Task requirements -> Copy out the data below as written; omit any images.

....

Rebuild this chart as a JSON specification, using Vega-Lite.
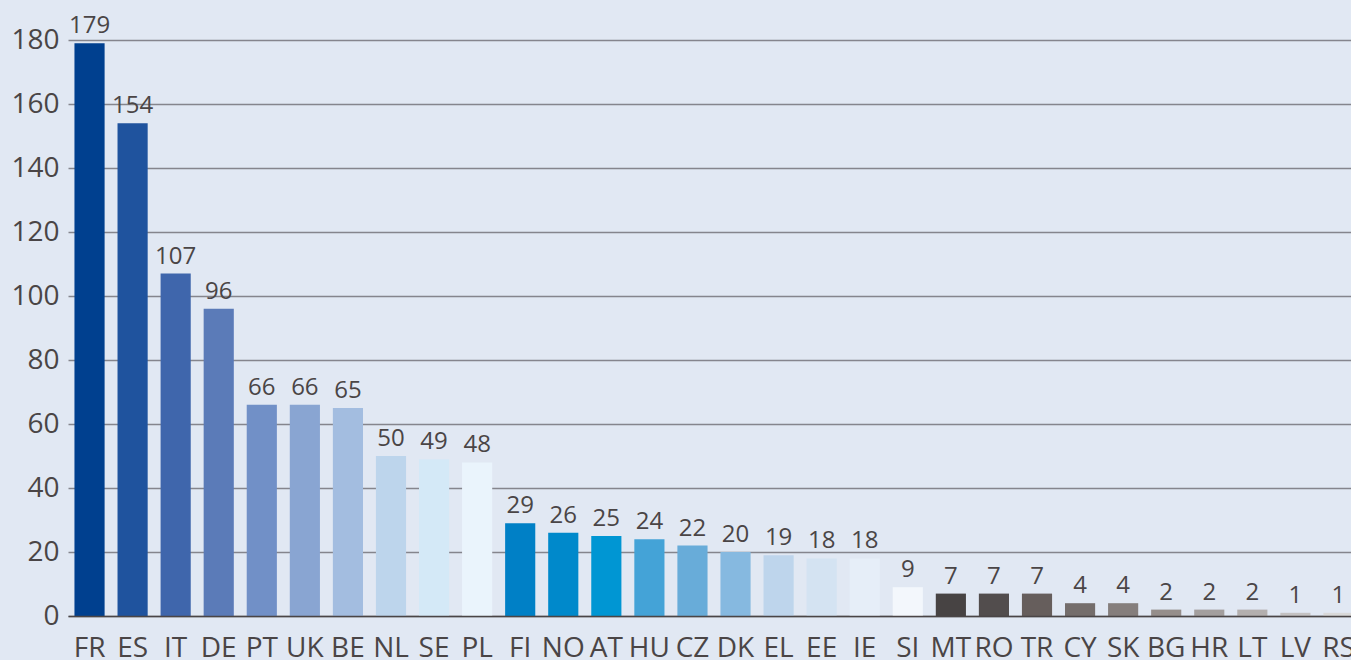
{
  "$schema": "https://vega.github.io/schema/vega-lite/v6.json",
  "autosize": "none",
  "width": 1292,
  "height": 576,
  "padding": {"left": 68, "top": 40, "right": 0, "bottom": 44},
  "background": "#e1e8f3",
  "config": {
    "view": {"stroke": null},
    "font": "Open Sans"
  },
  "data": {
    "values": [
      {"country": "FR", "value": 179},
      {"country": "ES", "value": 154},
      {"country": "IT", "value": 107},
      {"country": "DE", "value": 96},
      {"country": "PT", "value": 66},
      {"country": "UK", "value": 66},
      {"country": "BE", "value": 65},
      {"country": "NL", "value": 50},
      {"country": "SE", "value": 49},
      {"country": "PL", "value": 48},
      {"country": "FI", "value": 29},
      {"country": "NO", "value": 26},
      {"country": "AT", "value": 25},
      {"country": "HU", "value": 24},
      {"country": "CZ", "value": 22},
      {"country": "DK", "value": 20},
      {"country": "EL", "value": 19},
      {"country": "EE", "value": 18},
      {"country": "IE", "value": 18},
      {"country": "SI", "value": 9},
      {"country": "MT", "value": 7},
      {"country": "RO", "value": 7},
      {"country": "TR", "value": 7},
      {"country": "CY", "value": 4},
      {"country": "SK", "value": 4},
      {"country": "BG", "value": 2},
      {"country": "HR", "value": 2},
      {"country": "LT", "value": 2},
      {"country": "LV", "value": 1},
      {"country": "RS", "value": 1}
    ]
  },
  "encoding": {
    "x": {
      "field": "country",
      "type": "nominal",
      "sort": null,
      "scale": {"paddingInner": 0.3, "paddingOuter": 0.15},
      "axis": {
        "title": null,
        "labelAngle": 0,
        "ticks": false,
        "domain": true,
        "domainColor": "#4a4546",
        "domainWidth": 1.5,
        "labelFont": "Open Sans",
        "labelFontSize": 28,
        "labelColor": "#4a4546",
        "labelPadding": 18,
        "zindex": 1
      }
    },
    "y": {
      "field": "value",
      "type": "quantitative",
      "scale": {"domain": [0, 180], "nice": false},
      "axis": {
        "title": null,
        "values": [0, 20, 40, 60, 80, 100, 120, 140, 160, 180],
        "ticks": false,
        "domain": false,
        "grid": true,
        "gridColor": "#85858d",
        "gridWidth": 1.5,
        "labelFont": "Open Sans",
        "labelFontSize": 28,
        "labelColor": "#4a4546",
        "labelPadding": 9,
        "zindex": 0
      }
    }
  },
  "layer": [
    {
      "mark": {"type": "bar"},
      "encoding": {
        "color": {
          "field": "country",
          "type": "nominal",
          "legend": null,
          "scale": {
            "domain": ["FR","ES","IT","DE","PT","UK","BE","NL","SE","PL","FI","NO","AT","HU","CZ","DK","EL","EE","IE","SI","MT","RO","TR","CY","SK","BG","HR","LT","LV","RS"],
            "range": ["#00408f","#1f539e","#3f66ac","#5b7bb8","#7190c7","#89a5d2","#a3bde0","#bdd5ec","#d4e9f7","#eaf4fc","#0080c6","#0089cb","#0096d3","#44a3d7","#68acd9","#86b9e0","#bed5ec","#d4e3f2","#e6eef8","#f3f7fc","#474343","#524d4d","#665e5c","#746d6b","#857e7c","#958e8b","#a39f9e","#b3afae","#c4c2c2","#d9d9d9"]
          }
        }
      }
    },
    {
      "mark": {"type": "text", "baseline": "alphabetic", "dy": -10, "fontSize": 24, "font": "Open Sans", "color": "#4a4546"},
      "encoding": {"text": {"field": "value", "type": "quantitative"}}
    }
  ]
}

....

Task answer ->
Rebuild this chart as a JSON specification, using Vega-Lite.
{
  "$schema": "https://vega.github.io/schema/vega-lite/v6.json",
  "autosize": "none",
  "width": 1292,
  "height": 576,
  "padding": {"left": 68, "top": 40, "right": 0, "bottom": 44},
  "background": "#e1e8f3",
  "config": {
    "view": {"stroke": null},
    "font": "Open Sans"
  },
  "data": {
    "values": [
      {"country": "FR", "value": 179},
      {"country": "ES", "value": 154},
      {"country": "IT", "value": 107},
      {"country": "DE", "value": 96},
      {"country": "PT", "value": 66},
      {"country": "UK", "value": 66},
      {"country": "BE", "value": 65},
      {"country": "NL", "value": 50},
      {"country": "SE", "value": 49},
      {"country": "PL", "value": 48},
      {"country": "FI", "value": 29},
      {"country": "NO", "value": 26},
      {"country": "AT", "value": 25},
      {"country": "HU", "value": 24},
      {"country": "CZ", "value": 22},
      {"country": "DK", "value": 20},
      {"country": "EL", "value": 19},
      {"country": "EE", "value": 18},
      {"country": "IE", "value": 18},
      {"country": "SI", "value": 9},
      {"country": "MT", "value": 7},
      {"country": "RO", "value": 7},
      {"country": "TR", "value": 7},
      {"country": "CY", "value": 4},
      {"country": "SK", "value": 4},
      {"country": "BG", "value": 2},
      {"country": "HR", "value": 2},
      {"country": "LT", "value": 2},
      {"country": "LV", "value": 1},
      {"country": "RS", "value": 1}
    ]
  },
  "encoding": {
    "x": {
      "field": "country",
      "type": "nominal",
      "sort": null,
      "scale": {"paddingInner": 0.3, "paddingOuter": 0.15},
      "axis": {
        "title": null,
        "labelAngle": 0,
        "ticks": false,
        "domain": true,
        "domainColor": "#4a4546",
        "domainWidth": 1.5,
        "labelFont": "Open Sans",
        "labelFontSize": 28,
        "labelColor": "#4a4546",
        "labelPadding": 18,
        "zindex": 1
      }
    },
    "y": {
      "field": "value",
      "type": "quantitative",
      "scale": {"domain": [0, 180], "nice": false},
      "axis": {
        "title": null,
        "values": [0, 20, 40, 60, 80, 100, 120, 140, 160, 180],
        "ticks": false,
        "domain": false,
        "grid": true,
        "gridColor": "#85858d",
        "gridWidth": 1.5,
        "labelFont": "Open Sans",
        "labelFontSize": 28,
        "labelColor": "#4a4546",
        "labelPadding": 9,
        "zindex": 0
      }
    }
  },
  "layer": [
    {
      "mark": {"type": "bar"},
      "encoding": {
        "color": {
          "field": "country",
          "type": "nominal",
          "legend": null,
          "scale": {
            "domain": ["FR","ES","IT","DE","PT","UK","BE","NL","SE","PL","FI","NO","AT","HU","CZ","DK","EL","EE","IE","SI","MT","RO","TR","CY","SK","BG","HR","LT","LV","RS"],
            "range": ["#00408f","#1f539e","#3f66ac","#5b7bb8","#7190c7","#89a5d2","#a3bde0","#bdd5ec","#d4e9f7","#eaf4fc","#0080c6","#0089cb","#0096d3","#44a3d7","#68acd9","#86b9e0","#bed5ec","#d4e3f2","#e6eef8","#f3f7fc","#474343","#524d4d","#665e5c","#746d6b","#857e7c","#958e8b","#a39f9e","#b3afae","#c4c2c2","#d9d9d9"]
          }
        }
      }
    },
    {
      "mark": {"type": "text", "baseline": "alphabetic", "dy": -10, "fontSize": 24, "font": "Open Sans", "color": "#4a4546"},
      "encoding": {"text": {"field": "value", "type": "quantitative"}}
    }
  ]
}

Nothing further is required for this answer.